Thanks a lot everyone, it's working for me now. On , Jörn Kottmann <kottm...@gmail.com> wrote:
On 11/16/11 8:26 PM, lishe...@gmail.com wrote:
That's what i thought how the "Learnable Tokenizer" works, but it doesn't work for for some reason.
What I did:
1) edit a test.train file with following content:
boysandgirls.
boysandgirls.
boysandgirls.
... repeat 30 times ...
2) train a model by:
bin/opennlp TokenizerTrainer -encoding UTF-8 -lang en -alphaNumOpt -data test.train -model test.bin
3) evaluate model by:
echo "boysandgirls" | bin/opennlp TokenizerME test.bin
The result i got:
------------------------------------------------------------------------
Loading Tokenizer model ... done (0.019s)
boysandgirls
Average: 500.0 sent/s
Total: 1 sent
Runtime: 0.0020s
------------------------------------------------------------------------
So the text is still not segmented to words.
Any thoughts?
You shouldn't repeat your training data, since you don't
add any information by doing that.
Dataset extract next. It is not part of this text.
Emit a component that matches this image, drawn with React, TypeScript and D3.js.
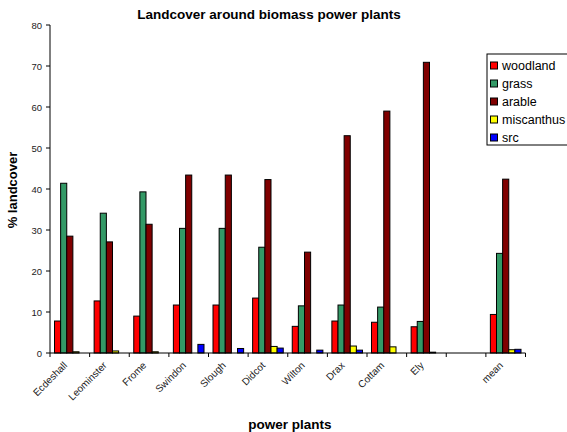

Instead you should either manually
label such data for at least a few hundred domains, or construct
it out of tokenized text, or try an approach as suggest by Aliaksandr.
The reason why it doesn't split boysandgirls is that you enabled the alpha numerical
optimization, which is a performance optimization. This one does skip the processing
of white space separated strings which only contain letters.
If you disable it, the model will decide on each character in your test string
if it is a valid split or not (expect the last one).
Jörn